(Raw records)
[Start]

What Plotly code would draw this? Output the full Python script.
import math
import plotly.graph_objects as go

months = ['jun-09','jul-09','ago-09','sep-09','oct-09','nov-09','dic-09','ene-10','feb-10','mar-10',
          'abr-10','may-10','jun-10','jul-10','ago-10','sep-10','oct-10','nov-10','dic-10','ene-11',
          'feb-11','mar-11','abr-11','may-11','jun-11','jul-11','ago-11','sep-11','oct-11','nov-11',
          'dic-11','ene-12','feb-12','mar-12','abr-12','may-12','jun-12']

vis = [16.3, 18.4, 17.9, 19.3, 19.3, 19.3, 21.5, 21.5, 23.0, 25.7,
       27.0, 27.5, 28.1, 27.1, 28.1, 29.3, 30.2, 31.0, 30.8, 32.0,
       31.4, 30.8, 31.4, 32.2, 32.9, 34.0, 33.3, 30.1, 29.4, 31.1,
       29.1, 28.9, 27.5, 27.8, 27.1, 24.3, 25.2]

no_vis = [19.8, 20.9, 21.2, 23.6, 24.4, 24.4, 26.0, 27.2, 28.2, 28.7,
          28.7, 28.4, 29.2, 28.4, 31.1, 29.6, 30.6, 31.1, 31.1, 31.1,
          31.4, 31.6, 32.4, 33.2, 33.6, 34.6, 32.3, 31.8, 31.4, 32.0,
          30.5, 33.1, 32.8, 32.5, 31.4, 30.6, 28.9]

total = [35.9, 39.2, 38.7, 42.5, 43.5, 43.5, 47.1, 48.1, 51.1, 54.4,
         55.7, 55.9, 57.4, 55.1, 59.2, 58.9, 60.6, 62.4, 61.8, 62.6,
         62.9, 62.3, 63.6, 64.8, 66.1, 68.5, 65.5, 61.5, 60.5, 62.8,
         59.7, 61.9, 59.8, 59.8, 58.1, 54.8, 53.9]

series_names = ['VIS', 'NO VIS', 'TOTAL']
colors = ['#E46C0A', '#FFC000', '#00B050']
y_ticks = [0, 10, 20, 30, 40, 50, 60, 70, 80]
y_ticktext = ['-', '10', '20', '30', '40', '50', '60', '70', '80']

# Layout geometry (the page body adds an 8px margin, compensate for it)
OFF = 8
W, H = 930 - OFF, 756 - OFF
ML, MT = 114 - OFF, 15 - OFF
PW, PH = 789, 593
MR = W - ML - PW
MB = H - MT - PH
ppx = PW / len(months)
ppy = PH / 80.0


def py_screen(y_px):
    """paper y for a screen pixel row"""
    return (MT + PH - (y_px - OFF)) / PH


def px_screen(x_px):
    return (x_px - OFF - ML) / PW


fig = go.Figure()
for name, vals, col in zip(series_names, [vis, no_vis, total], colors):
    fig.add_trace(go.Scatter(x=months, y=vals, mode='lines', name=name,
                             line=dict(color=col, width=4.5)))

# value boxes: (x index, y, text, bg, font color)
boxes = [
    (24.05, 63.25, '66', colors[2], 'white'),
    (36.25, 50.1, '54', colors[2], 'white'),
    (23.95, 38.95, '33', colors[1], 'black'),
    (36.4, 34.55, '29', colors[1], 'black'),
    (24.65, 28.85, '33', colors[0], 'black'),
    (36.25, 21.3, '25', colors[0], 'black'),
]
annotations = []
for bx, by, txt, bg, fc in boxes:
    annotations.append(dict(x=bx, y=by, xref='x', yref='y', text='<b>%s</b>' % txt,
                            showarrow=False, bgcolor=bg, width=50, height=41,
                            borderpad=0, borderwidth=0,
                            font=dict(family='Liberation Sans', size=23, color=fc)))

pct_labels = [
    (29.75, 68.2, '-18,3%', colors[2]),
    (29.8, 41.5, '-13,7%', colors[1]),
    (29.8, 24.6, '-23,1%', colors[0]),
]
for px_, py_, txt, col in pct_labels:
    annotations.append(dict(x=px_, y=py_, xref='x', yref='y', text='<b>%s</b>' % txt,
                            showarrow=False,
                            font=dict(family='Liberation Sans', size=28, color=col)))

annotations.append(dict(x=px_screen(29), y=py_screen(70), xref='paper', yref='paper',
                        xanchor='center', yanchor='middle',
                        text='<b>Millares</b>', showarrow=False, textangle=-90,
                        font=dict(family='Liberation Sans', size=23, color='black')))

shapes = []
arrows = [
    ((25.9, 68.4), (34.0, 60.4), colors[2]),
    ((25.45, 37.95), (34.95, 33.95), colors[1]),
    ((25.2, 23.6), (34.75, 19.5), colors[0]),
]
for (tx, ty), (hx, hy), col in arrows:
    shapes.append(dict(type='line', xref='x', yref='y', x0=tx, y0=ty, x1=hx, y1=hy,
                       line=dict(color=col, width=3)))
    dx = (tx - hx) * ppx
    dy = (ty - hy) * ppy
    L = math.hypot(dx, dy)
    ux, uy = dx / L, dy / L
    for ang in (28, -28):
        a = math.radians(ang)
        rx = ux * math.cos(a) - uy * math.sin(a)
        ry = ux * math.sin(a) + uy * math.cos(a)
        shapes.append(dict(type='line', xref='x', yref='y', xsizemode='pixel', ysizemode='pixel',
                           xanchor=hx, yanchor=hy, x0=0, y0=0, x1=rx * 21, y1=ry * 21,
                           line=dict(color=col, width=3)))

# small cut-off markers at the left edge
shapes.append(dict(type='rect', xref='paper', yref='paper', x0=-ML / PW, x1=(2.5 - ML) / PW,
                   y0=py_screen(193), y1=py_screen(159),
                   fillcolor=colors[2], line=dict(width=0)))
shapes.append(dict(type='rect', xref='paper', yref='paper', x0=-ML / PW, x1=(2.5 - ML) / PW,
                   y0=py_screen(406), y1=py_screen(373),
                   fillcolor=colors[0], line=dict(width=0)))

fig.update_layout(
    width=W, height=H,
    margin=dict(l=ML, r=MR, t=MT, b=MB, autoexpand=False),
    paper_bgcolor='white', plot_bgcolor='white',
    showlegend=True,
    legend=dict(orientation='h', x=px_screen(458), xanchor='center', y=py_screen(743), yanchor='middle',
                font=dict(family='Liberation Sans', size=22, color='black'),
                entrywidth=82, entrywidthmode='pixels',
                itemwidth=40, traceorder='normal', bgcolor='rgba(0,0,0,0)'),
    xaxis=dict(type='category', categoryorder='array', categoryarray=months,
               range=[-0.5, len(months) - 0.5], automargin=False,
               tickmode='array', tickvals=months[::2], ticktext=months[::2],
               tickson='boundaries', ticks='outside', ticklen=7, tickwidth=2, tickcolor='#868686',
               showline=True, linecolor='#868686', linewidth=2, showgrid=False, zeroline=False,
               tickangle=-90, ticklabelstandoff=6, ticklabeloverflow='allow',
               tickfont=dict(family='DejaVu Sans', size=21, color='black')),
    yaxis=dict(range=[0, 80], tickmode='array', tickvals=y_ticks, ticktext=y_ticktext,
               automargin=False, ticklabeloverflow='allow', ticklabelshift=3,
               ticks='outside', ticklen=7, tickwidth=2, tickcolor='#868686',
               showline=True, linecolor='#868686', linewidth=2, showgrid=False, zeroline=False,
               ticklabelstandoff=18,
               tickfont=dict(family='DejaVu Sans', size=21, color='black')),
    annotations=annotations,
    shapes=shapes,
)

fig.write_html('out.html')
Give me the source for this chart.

[End]

[Given exercise]:
Extract all of the data shown above without alteration.

[Solved problem]:
What Plotly code would draw this? Output the full Python script.
import math
import plotly.graph_objects as go

months = ['jun-09','jul-09','ago-09','sep-09','oct-09','nov-09','dic-09','ene-10','feb-10','mar-10',
          'abr-10','may-10','jun-10','jul-10','ago-10','sep-10','oct-10','nov-10','dic-10','ene-11',
          'feb-11','mar-11','abr-11','may-11','jun-11','jul-11','ago-11','sep-11','oct-11','nov-11',
          'dic-11','ene-12','feb-12','mar-12','abr-12','may-12','jun-12']

vis = [16.3, 18.4, 17.9, 19.3, 19.3, 19.3, 21.5, 21.5, 23.0, 25.7,
       27.0, 27.5, 28.1, 27.1, 28.1, 29.3, 30.2, 31.0, 30.8, 32.0,
       31.4, 30.8, 31.4, 32.2, 32.9, 34.0, 33.3, 30.1, 29.4, 31.1,
       29.1, 28.9, 27.5, 27.8, 27.1, 24.3, 25.2]

no_vis = [19.8, 20.9, 21.2, 23.6, 24.4, 24.4, 26.0, 27.2, 28.2, 28.7,
          28.7, 28.4, 29.2, 28.4, 31.1, 29.6, 30.6, 31.1, 31.1, 31.1,
          31.4, 31.6, 32.4, 33.2, 33.6, 34.6, 32.3, 31.8, 31.4, 32.0,
          30.5, 33.1, 32.8, 32.5, 31.4, 30.6, 28.9]

total = [35.9, 39.2, 38.7, 42.5, 43.5, 43.5, 47.1, 48.1, 51.1, 54.4,
         55.7, 55.9, 57.4, 55.1, 59.2, 58.9, 60.6, 62.4, 61.8, 62.6,
         62.9, 62.3, 63.6, 64.8, 66.1, 68.5, 65.5, 61.5, 60.5, 62.8,
         59.7, 61.9, 59.8, 59.8, 58.1, 54.8, 53.9]

series_names = ['VIS', 'NO VIS', 'TOTAL']
colors = ['#E46C0A', '#FFC000', '#00B050']
y_ticks = [0, 10, 20, 30, 40, 50, 60, 70, 80]
y_ticktext = ['-', '10', '20', '30', '40', '50', '60', '70', '80']

# Layout geometry (the page body adds an 8px margin, compensate for it)
OFF = 8
W, H = 930 - OFF, 756 - OFF
ML, MT = 114 - OFF, 15 - OFF
PW, PH = 789, 593
MR = W - ML - PW
MB = H - MT - PH
ppx = PW / len(months)
ppy = PH / 80.0


def py_screen(y_px):
    """paper y for a screen pixel row"""
    return (MT + PH - (y_px - OFF)) / PH


def px_screen(x_px):
    return (x_px - OFF - ML) / PW


fig = go.Figure()
for name, vals, col in zip(series_names, [vis, no_vis, total], colors):
    fig.add_trace(go.Scatter(x=months, y=vals, mode='lines', name=name,
                             line=dict(color=col, width=4.5)))

# value boxes: (x index, y, text, bg, font color)
boxes = [
    (24.05, 63.25, '66', colors[2], 'white'),
    (36.25, 50.1, '54', colors[2], 'white'),
    (23.95, 38.95, '33', colors[1], 'black'),
    (36.4, 34.55, '29', colors[1], 'black'),
    (24.65, 28.85, '33', colors[0], 'black'),
    (36.25, 21.3, '25', colors[0], 'black'),
]
annotations = []
for bx, by, txt, bg, fc in boxes:
    annotations.append(dict(x=bx, y=by, xref='x', yref='y', text='<b>%s</b>' % txt,
                            showarrow=False, bgcolor=bg, width=50, height=41,
                            borderpad=0, borderwidth=0,
                            font=dict(family='Liberation Sans', size=23, color=fc)))

pct_labels = [
    (29.75, 68.2, '-18,3%', colors[2]),
    (29.8, 41.5, '-13,7%', colors[1]),
    (29.8, 24.6, '-23,1%', colors[0]),
]
for px_, py_, txt, col in pct_labels:
    annotations.append(dict(x=px_, y=py_, xref='x', yref='y', text='<b>%s</b>' % txt,
                            showarrow=False,
                            font=dict(family='Liberation Sans', size=28, color=col)))

annotations.append(dict(x=px_screen(29), y=py_screen(70), xref='paper', yref='paper',
                        xanchor='center', yanchor='middle',
                        text='<b>Millares</b>', showarrow=False, textangle=-90,
                        font=dict(family='Liberation Sans', size=23, color='black')))

shapes = []
arrows = [
    ((25.9, 68.4), (34.0, 60.4), colors[2]),
    ((25.45, 37.95), (34.95, 33.95), colors[1]),
    ((25.2, 23.6), (34.75, 19.5), colors[0]),
]
for (tx, ty), (hx, hy), col in arrows:
    shapes.append(dict(type='line', xref='x', yref='y', x0=tx, y0=ty, x1=hx, y1=hy,
                       line=dict(color=col, width=3)))
    dx = (tx - hx) * ppx
    dy = (ty - hy) * ppy
    L = math.hypot(dx, dy)
    ux, uy = dx / L, dy / L
    for ang in (28, -28):
        a = math.radians(ang)
        rx = ux * math.cos(a) - uy * math.sin(a)
        ry = ux * math.sin(a) + uy * math.cos(a)
        shapes.append(dict(type='line', xref='x', yref='y', xsizemode='pixel', ysizemode='pixel',
                           xanchor=hx, yanchor=hy, x0=0, y0=0, x1=rx * 21, y1=ry * 21,
                           line=dict(color=col, width=3)))

# small cut-off markers at the left edge
shapes.append(dict(type='rect', xref='paper', yref='paper', x0=-ML / PW, x1=(2.5 - ML) / PW,
                   y0=py_screen(193), y1=py_screen(159),
                   fillcolor=colors[2], line=dict(width=0)))
shapes.append(dict(type='rect', xref='paper', yref='paper', x0=-ML / PW, x1=(2.5 - ML) / PW,
                   y0=py_screen(406), y1=py_screen(373),
                   fillcolor=colors[0], line=dict(width=0)))

fig.update_layout(
    width=W, height=H,
    margin=dict(l=ML, r=MR, t=MT, b=MB, autoexpand=False),
    paper_bgcolor='white', plot_bgcolor='white',
    showlegend=True,
    legend=dict(orientation='h', x=px_screen(458), xanchor='center', y=py_screen(743), yanchor='middle',
                font=dict(family='Liberation Sans', size=22, color='black'),
                entrywidth=82, entrywidthmode='pixels',
                itemwidth=40, traceorder='normal', bgcolor='rgba(0,0,0,0)'),
    xaxis=dict(type='category', categoryorder='array', categoryarray=months,
               range=[-0.5, len(months) - 0.5], automargin=False,
               tickmode='array', tickvals=months[::2], ticktext=months[::2],
               tickson='boundaries', ticks='outside', ticklen=7, tickwidth=2, tickcolor='#868686',
               showline=True, linecolor='#868686', linewidth=2, showgrid=False, zeroline=False,
               tickangle=-90, ticklabelstandoff=6, ticklabeloverflow='allow',
               tickfont=dict(family='DejaVu Sans', size=21, color='black')),
    yaxis=dict(range=[0, 80], tickmode='array', tickvals=y_ticks, ticktext=y_ticktext,
               automargin=False, ticklabeloverflow='allow', ticklabelshift=3,
               ticks='outside', ticklen=7, tickwidth=2, tickcolor='#868686',
               showline=True, linecolor='#868686', linewidth=2, showgrid=False, zeroline=False,
               ticklabelstandoff=18,
               tickfont=dict(family='DejaVu Sans', size=21, color='black')),
    annotations=annotations,
    shapes=shapes,
)

fig.write_html('out.html')
Give me the source for this chart.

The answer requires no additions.